On the supply side, US crude oil stocks were expected to have risen for a second consecutive week, a preliminary Reuters poll showed yesterday.
Output in the Permian Basin of Texas and New Mexico, the biggest US shale oil basin, is forecast to rise by about 50,000 barrels per day (bpd) to a record 5.453 million bpd this month, the Energy Information Administration said.
Some price support came from investors increasing long positions in futures after a 2 million barrel per day (bpd) cut to output targets agreed by OPEC+, ANZ Research analysts said in a note.
Several members of the oil producer group have endorsed the cut after the White House accused Saudi Arabia of coercing some nations into supporting the move, a charge Riyadh denies.

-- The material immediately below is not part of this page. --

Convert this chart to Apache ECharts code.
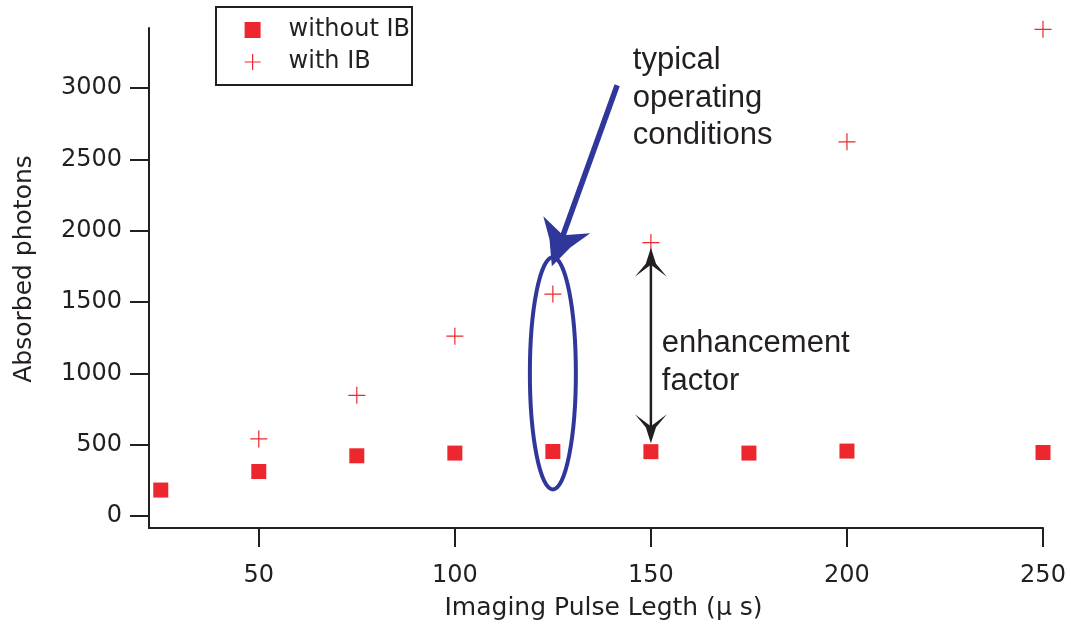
<!DOCTYPE html>
<html>
<head>
<meta charset="utf-8">
<script src="https://cdn.jsdelivr.net/npm/echarts@6/dist/echarts.min.js"></script>
<style>
  html, body { margin: 0; padding: 0; background: #fff; }
  #main { width: 1071px; height: 628px; }
</style>
</head>
<body>
<div id="main"></div>
<script>
// Imaging pulse length (µs) and absorbed photon counts
const pulseNoIB = [25, 50, 75, 100, 125, 150, 175, 200, 250];
const photonsNoIB = [182, 312, 422, 441, 452, 451, 441, 455, 445];
const pulseIB = [50, 75, 100, 125, 150, 200, 250];
const photonsIB = [540, 846, 1260, 1555, 1916, 2622, 3411];

const xTicks = [50, 100, 150, 200, 250];
const yTicks = [0, 500, 1000, 1500, 2000, 2500, 3000];
const seriesNames = ['without IB', 'with IB'];
const xTitle = 'Imaging Pulse Legth (\u03BC s)';
const yTitle = 'Absorbed photons';
const noteTypical = 'typical\noperating\nconditions';
const noteFactor = 'enhancement\nfactor';

const RED = '#ec282e';
const BLUE = '#30379a';
const INK = '#231f20';
const PLUS = 'path://M0,8L16,8M8,0L8,16';
const AXIS_FONT = 'DejaVu Sans';

const chart = echarts.init(document.getElementById('main'), null, { renderer: 'canvas' });

const option = {
  animation: false,
  backgroundColor: '#ffffff',
  grid: { left: 149, right: 28, top: 28, bottom: 100, containLabel: false, outerBoundsMode: 'none' },
  legend: {
    left: 216, top: 7, orient: 'vertical',
    padding: [9, 2, 9, 28],
    itemWidth: 16, itemHeight: 16, itemGap: 4,
    borderColor: INK, borderWidth: 2, borderRadius: 0,
    selectedMode: false,
    textStyle: { fontFamily: AXIS_FONT, fontSize: 24, color: INK, lineHeight: 28, padding: [0, 0, 0, 23] },
    data: [
      { name: seriesNames[0], icon: 'rect', itemStyle: { color: RED, opacity: 1 } },
      { name: seriesNames[1], icon: PLUS, itemStyle: { color: 'transparent', borderColor: RED, borderWidth: 1.2, opacity: 1 } }
    ]
  },
  xAxis: {
    type: 'value', min: 22, max: 250,
    axisLine: { show: true, onZero: false, lineStyle: { color: INK, width: 2 } },
    axisTick: { show: true, inside: false, length: 19, customValues: xTicks, lineStyle: { color: INK, width: 2 } },
    axisLabel: { customValues: xTicks, margin: 36, color: INK, fontFamily: AXIS_FONT, fontSize: 24, formatter: (v) => String(v) },
    splitLine: { show: false },
    name: xTitle, nameLocation: 'middle', nameGap: 68,
    nameTextStyle: { fontFamily: AXIS_FONT, fontSize: 25, color: INK, padding: [0, 0, 0, 15] }
  },
  yAxis: {
    type: 'value', min: -84, max: 3420,
    axisLine: { show: true, onZero: false, lineStyle: { color: INK, width: 2 } },
    axisTick: { show: true, inside: false, length: 19, customValues: yTicks, lineStyle: { color: INK, width: 2 } },
    axisLabel: { customValues: yTicks, margin: 27, color: INK, fontFamily: AXIS_FONT, fontSize: 24, formatter: (v) => String(v) },
    splitLine: { show: false },
    name: yTitle, nameLocation: 'middle', nameGap: 112, nameRotate: 90,
    nameTextStyle: { fontFamily: AXIS_FONT, fontSize: 25, color: INK, padding: [0, 0, 0, 18] }
  },
  series: [
    {
      name: seriesNames[0], type: 'scatter', clip: false,
      symbol: 'rect', symbolSize: 15,
      itemStyle: { color: RED, opacity: 1 },
      data: pulseNoIB.map((x, i) => [x, photonsNoIB[i]])
    },
    {
      name: seriesNames[1], type: 'scatter', clip: false,
      symbol: PLUS, symbolSize: 17,
      itemStyle: { color: 'transparent', borderColor: RED, borderWidth: 1.2, opacity: 1 },
      data: pulseIB.map((x, i) => [x, photonsIB[i]])
    }
  ]
};
chart.setOption(option);

// ---- annotations, anchored in data space ----
const toPx = (p) => chart.convertToPixel({ gridIndex: 0 }, p);

// arrowhead with slightly swept sides; dir points from the tip back along the shaft
function arrowHead(tip, dir, len, half, notch, sweep) {
  const ux = dir[0], uy = dir[1];
  const px = -uy, py = ux;
  const at = (u, p) => [tip[0] + ux * u + px * p, tip[1] + uy * u + py * p];
  return [
    tip,
    at(len * 0.55, half * sweep),
    at(len, half),
    at(notch, 0),
    at(len, -half),
    at(len * 0.55, -half * sweep)
  ];
}
function unit(a, b) {
  const dx = b[0] - a[0], dy = b[1] - a[1];
  const l = Math.hypot(dx, dy);
  return [dx / l, dy / l];
}

// ellipse around the typical operating point
const ellC = toPx([125, 1000]);
const ellTop = toPx([125, 1814]);
const ellRy = ellC[1] - ellTop[1];
const ellRx = 23;

// blue pointer from the label down to the ellipse
const blueStart = toPx([141.4, 3019]);
const blueTip = [ellC[0] - 1, ellTop[1] + 9];
const blueDir = unit(blueTip, blueStart);
const blueShaftEnd = [blueTip[0] + blueDir[0] * 30, blueTip[1] + blueDir[1] * 30];

// double-headed arrow showing the enhancement factor
const enhTop = toPx([150, 1880]);
const enhBot = toPx([150, 510]);

const labelTypical = toPx([145.4, 3020]);
const labelFactor = toPx([152.8, 1060]);

chart.setOption({
  graphic: [
    {
      type: 'ellipse', z: 10,
      shape: { cx: ellC[0], cy: ellC[1], rx: ellRx, ry: ellRy },
      style: { fill: 'none', stroke: BLUE, lineWidth: 4 }
    },
    {
      type: 'line', z: 11,
      shape: { x1: blueStart[0], y1: blueStart[1], x2: blueShaftEnd[0], y2: blueShaftEnd[1] },
      style: { stroke: BLUE, lineWidth: 5.5 }
    },
    {
      type: 'polygon', z: 11,
      shape: { points: arrowHead(blueTip, blueDir, 44, 25, 33, 0.45) },
      style: { fill: BLUE }
    },
    {
      type: 'line', z: 11,
      shape: { x1: enhTop[0], y1: enhTop[1] + 15, x2: enhBot[0], y2: enhBot[1] - 15 },
      style: { stroke: INK, lineWidth: 2.5 }
    },
    {
      type: 'polygon', z: 11,
      shape: { points: arrowHead(enhTop, [0, 1], 29, 16, 17, 0.32) },
      style: { fill: INK }
    },
    {
      type: 'polygon', z: 11,
      shape: { points: arrowHead(enhBot, [0, -1], 29, 16, 17, 0.32) },
      style: { fill: INK }
    },
    {
      type: 'text', z: 12,
      x: labelTypical[0], y: labelTypical[1] - 43,
      style: { text: noteTypical, font: '31px "Liberation Sans", Arial, sans-serif', fill: INK, lineHeight: 37.5, align: 'left', verticalAlign: 'top' }
    },
    {
      type: 'text', z: 12,
      x: labelFactor[0], y: labelFactor[1] - 40,
      style: { text: noteFactor, font: '31px "Liberation Sans", Arial, sans-serif', fill: INK, lineHeight: 37.5, align: 'left', verticalAlign: 'top' }
    }
  ]
});
</script>
</body>
</html>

“Even though the production cut is not likely in reality to be even half as high, the US government sees it as an affront. The question now is how the US will react, as this could have a far-reaching impact on the oil market,” Commerzbank said in a note.
The Biden administration plans to sell oil from the Strategic Petroleum Reserve in an effort to cool fuel prices before next month’s congressional elections, sources told Reuters this week.